Australia were forced to start looking for a new defender at short notice when Tony Vidmar announced on Tuesday he was pulling out because of a heart condition.
"It is unbelievable. It is a dream come true to go to the World Cup and I am still struggling to come to terms with it," Milligan told a news conference at Sydney airport, where the squad was announced against the backdrop of a Boeing 767 painted in the Socceroos' livery.
The squad is packed with experienced players who ply their trade in Europe and Britain, including Australia's best-known players Harry Kewell and Mark Viduka.
A decision on who will captain the team has been delayed until this month's friendly against Greece in Melbourne but Viduka and Newcastle defender Craig Moore are the only real contenders.
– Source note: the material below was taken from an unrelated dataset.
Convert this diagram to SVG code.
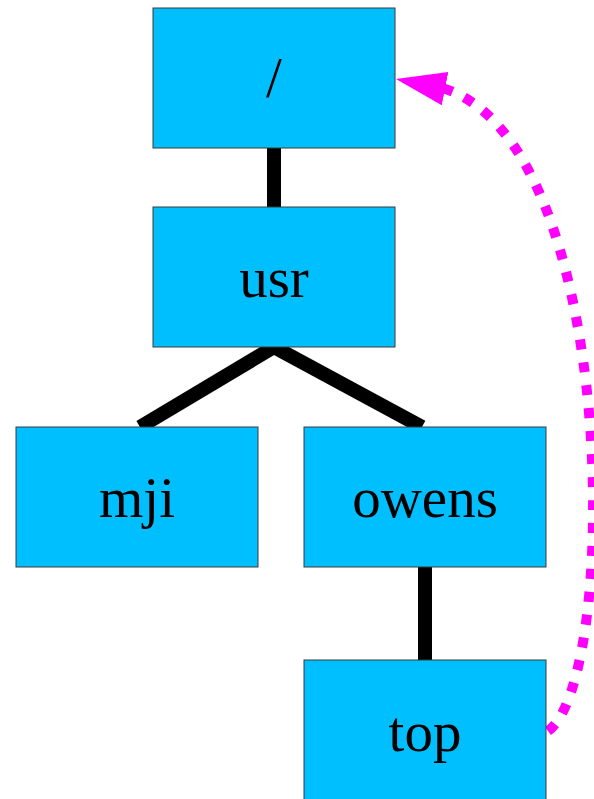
<svg xmlns="http://www.w3.org/2000/svg" width="594" height="799" viewBox="0 0 594 799">
<style>
.box{fill:#00BFFF;stroke:#3a3a3a;stroke-width:1}
.lbl{font-family:"Liberation Serif",serif;font-size:57px;fill:#000;text-anchor:middle}
.edge{stroke:#000;stroke-width:14;fill:none}
.link{stroke:#FF00FF;stroke-width:10;stroke-dasharray:10 13;fill:none}
</style>
<defs>
<marker id="ah" markerUnits="userSpaceOnUse" markerWidth="52" markerHeight="36" refX="50" refY="17" orient="auto">
<path d="M0,0 L50,17 L0,34 Z" fill="#FF00FF"/>
</marker>
</defs>
<g id="connectors">
<line class="edge" x1="274" y1="148" x2="274" y2="207"/>
<line class="edge" x1="274" y1="347" x2="140" y2="427"/>
<line class="edge" x1="274" y1="347" x2="422" y2="427"/>
<line class="edge" x1="425" y1="567" x2="425" y2="660"/>
<path class="link" d="M548,731 C620,680 620,140 442,88"/>
<path d="M442,88 L396,79" stroke="none" fill="none" marker-end="url(#ah)"/>
</g>
<g id="root"><rect class="box" x="153" y="8" width="242" height="140"/><text class="lbl" x="274" y="97">/</text></g>
<g id="usr"><rect class="box" x="153" y="207" width="242" height="140"/><text class="lbl" x="274" y="297">usr</text></g>
<g id="mji"><rect class="box" x="16" y="427" width="242" height="140"/><text class="lbl" x="137" y="517">mji</text></g>
<g id="owens"><rect class="box" x="304" y="427" width="242" height="140"/><text class="lbl" x="425" y="517">owens</text></g>
<g id="top"><rect class="box" x="304" y="660" width="242" height="140"/><text class="lbl" x="425" y="751">top</text></g>
</svg>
"Viduka's done nothing wrong and Craig Moore's done nothing wrong," assistant coach Graham Arnold told Reuters.
Australia have made only one appearance at the World Cup finals, in 1974, where they were eliminated after the first round.
They face another daunting challenge to make the second round this time after being drawn in the same group as Brazil, Croatia and Japan.
"We've got some wonderful players around the world that have carved out their own careers and now we're coming together as a national team and we're a very good national team," Arnold said.
"We've got nothing to lose and our best strength will be our team spirit and our physical ability.
"I think it's a very adaptable squad. We've got a lot of possibilities to change systems. We've got all positions covered with two or three players."
Hiddink took the Netherlands and South Korea to the semi-finals at the last two World Cups and is confident the Australians can do well despite being in such a tough group.
"(We're) happy to be there but I know that the team is not settling down and just participating. This team is so eager to get a surprise to get into the second round."